GIVEN PROBLEM
Reproduce the following material exactly, including every line.

RAW DATA
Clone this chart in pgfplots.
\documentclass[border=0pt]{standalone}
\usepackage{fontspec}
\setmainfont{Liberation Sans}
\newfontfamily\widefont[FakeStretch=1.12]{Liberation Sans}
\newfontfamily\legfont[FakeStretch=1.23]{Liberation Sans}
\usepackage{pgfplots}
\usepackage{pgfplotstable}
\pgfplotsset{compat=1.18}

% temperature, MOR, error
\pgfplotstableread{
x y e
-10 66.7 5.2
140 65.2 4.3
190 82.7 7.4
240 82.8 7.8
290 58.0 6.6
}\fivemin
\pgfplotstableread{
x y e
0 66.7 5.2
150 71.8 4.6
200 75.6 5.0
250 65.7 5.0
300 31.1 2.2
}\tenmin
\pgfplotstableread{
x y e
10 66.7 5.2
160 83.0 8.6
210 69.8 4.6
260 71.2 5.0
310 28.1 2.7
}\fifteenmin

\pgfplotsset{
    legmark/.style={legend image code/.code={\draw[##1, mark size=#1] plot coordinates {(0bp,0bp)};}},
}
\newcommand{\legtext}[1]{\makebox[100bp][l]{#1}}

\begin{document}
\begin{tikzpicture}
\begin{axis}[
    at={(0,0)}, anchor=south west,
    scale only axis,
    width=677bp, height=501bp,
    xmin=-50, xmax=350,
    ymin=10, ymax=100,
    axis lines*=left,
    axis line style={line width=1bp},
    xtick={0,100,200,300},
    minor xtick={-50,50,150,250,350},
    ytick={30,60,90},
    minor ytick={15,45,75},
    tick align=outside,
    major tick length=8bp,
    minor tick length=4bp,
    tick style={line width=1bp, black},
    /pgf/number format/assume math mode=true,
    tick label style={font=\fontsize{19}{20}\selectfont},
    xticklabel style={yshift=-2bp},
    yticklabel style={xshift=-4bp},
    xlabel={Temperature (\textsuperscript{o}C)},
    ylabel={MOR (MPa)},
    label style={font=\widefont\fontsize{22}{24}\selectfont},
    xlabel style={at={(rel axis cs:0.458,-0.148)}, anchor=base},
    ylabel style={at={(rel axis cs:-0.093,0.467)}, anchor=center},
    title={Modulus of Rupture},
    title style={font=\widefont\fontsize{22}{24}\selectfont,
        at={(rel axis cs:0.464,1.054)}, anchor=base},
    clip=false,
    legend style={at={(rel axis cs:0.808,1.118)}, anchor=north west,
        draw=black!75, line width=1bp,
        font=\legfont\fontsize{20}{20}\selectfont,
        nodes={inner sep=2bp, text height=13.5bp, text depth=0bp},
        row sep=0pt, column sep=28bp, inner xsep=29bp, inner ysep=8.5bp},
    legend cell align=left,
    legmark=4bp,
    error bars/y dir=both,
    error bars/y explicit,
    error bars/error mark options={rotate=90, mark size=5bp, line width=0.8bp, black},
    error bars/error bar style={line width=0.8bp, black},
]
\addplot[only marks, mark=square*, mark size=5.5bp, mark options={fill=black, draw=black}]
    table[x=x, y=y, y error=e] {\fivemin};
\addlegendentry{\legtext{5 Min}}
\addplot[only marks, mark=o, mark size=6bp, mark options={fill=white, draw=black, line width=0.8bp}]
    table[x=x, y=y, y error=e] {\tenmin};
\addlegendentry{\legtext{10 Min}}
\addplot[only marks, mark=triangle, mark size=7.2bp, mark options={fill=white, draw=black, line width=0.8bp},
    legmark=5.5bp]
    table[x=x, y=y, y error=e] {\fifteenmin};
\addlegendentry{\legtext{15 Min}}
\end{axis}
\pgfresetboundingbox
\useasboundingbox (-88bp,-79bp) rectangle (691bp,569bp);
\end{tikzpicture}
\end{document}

TASK ANSWER
Clone this chart in pgfplots.
\documentclass[border=0pt]{standalone}
\usepackage{fontspec}
\setmainfont{Liberation Sans}
\newfontfamily\widefont[FakeStretch=1.12]{Liberation Sans}
\newfontfamily\legfont[FakeStretch=1.23]{Liberation Sans}
\usepackage{pgfplots}
\usepackage{pgfplotstable}
\pgfplotsset{compat=1.18}

% temperature, MOR, error
\pgfplotstableread{
x y e
-10 66.7 5.2
140 65.2 4.3
190 82.7 7.4
240 82.8 7.8
290 58.0 6.6
}\fivemin
\pgfplotstableread{
x y e
0 66.7 5.2
150 71.8 4.6
200 75.6 5.0
250 65.7 5.0
300 31.1 2.2
}\tenmin
\pgfplotstableread{
x y e
10 66.7 5.2
160 83.0 8.6
210 69.8 4.6
260 71.2 5.0
310 28.1 2.7
}\fifteenmin

\pgfplotsset{
    legmark/.style={legend image code/.code={\draw[##1, mark size=#1] plot coordinates {(0bp,0bp)};}},
}
\newcommand{\legtext}[1]{\makebox[100bp][l]{#1}}

\begin{document}
\begin{tikzpicture}
\begin{axis}[
    at={(0,0)}, anchor=south west,
    scale only axis,
    width=677bp, height=501bp,
    xmin=-50, xmax=350,
    ymin=10, ymax=100,
    axis lines*=left,
    axis line style={line width=1bp},
    xtick={0,100,200,300},
    minor xtick={-50,50,150,250,350},
    ytick={30,60,90},
    minor ytick={15,45,75},
    tick align=outside,
    major tick length=8bp,
    minor tick length=4bp,
    tick style={line width=1bp, black},
    /pgf/number format/assume math mode=true,
    tick label style={font=\fontsize{19}{20}\selectfont},
    xticklabel style={yshift=-2bp},
    yticklabel style={xshift=-4bp},
    xlabel={Temperature (\textsuperscript{o}C)},
    ylabel={MOR (MPa)},
    label style={font=\widefont\fontsize{22}{24}\selectfont},
    xlabel style={at={(rel axis cs:0.458,-0.148)}, anchor=base},
    ylabel style={at={(rel axis cs:-0.093,0.467)}, anchor=center},
    title={Modulus of Rupture},
    title style={font=\widefont\fontsize{22}{24}\selectfont,
        at={(rel axis cs:0.464,1.054)}, anchor=base},
    clip=false,
    legend style={at={(rel axis cs:0.808,1.118)}, anchor=north west,
        draw=black!75, line width=1bp,
        font=\legfont\fontsize{20}{20}\selectfont,
        nodes={inner sep=2bp, text height=13.5bp, text depth=0bp},
        row sep=0pt, column sep=28bp, inner xsep=29bp, inner ysep=8.5bp},
    legend cell align=left,
    legmark=4bp,
    error bars/y dir=both,
    error bars/y explicit,
    error bars/error mark options={rotate=90, mark size=5bp, line width=0.8bp, black},
    error bars/error bar style={line width=0.8bp, black},
]
\addplot[only marks, mark=square*, mark size=5.5bp, mark options={fill=black, draw=black}]
    table[x=x, y=y, y error=e] {\fivemin};
\addlegendentry{\legtext{5 Min}}
\addplot[only marks, mark=o, mark size=6bp, mark options={fill=white, draw=black, line width=0.8bp}]
    table[x=x, y=y, y error=e] {\tenmin};
\addlegendentry{\legtext{10 Min}}
\addplot[only marks, mark=triangle, mark size=7.2bp, mark options={fill=white, draw=black, line width=0.8bp},
    legmark=5.5bp]
    table[x=x, y=y, y error=e] {\fifteenmin};
\addlegendentry{\legtext{15 Min}}
\end{axis}
\pgfresetboundingbox
\useasboundingbox (-88bp,-79bp) rectangle (691bp,569bp);
\end{tikzpicture}
\end{document}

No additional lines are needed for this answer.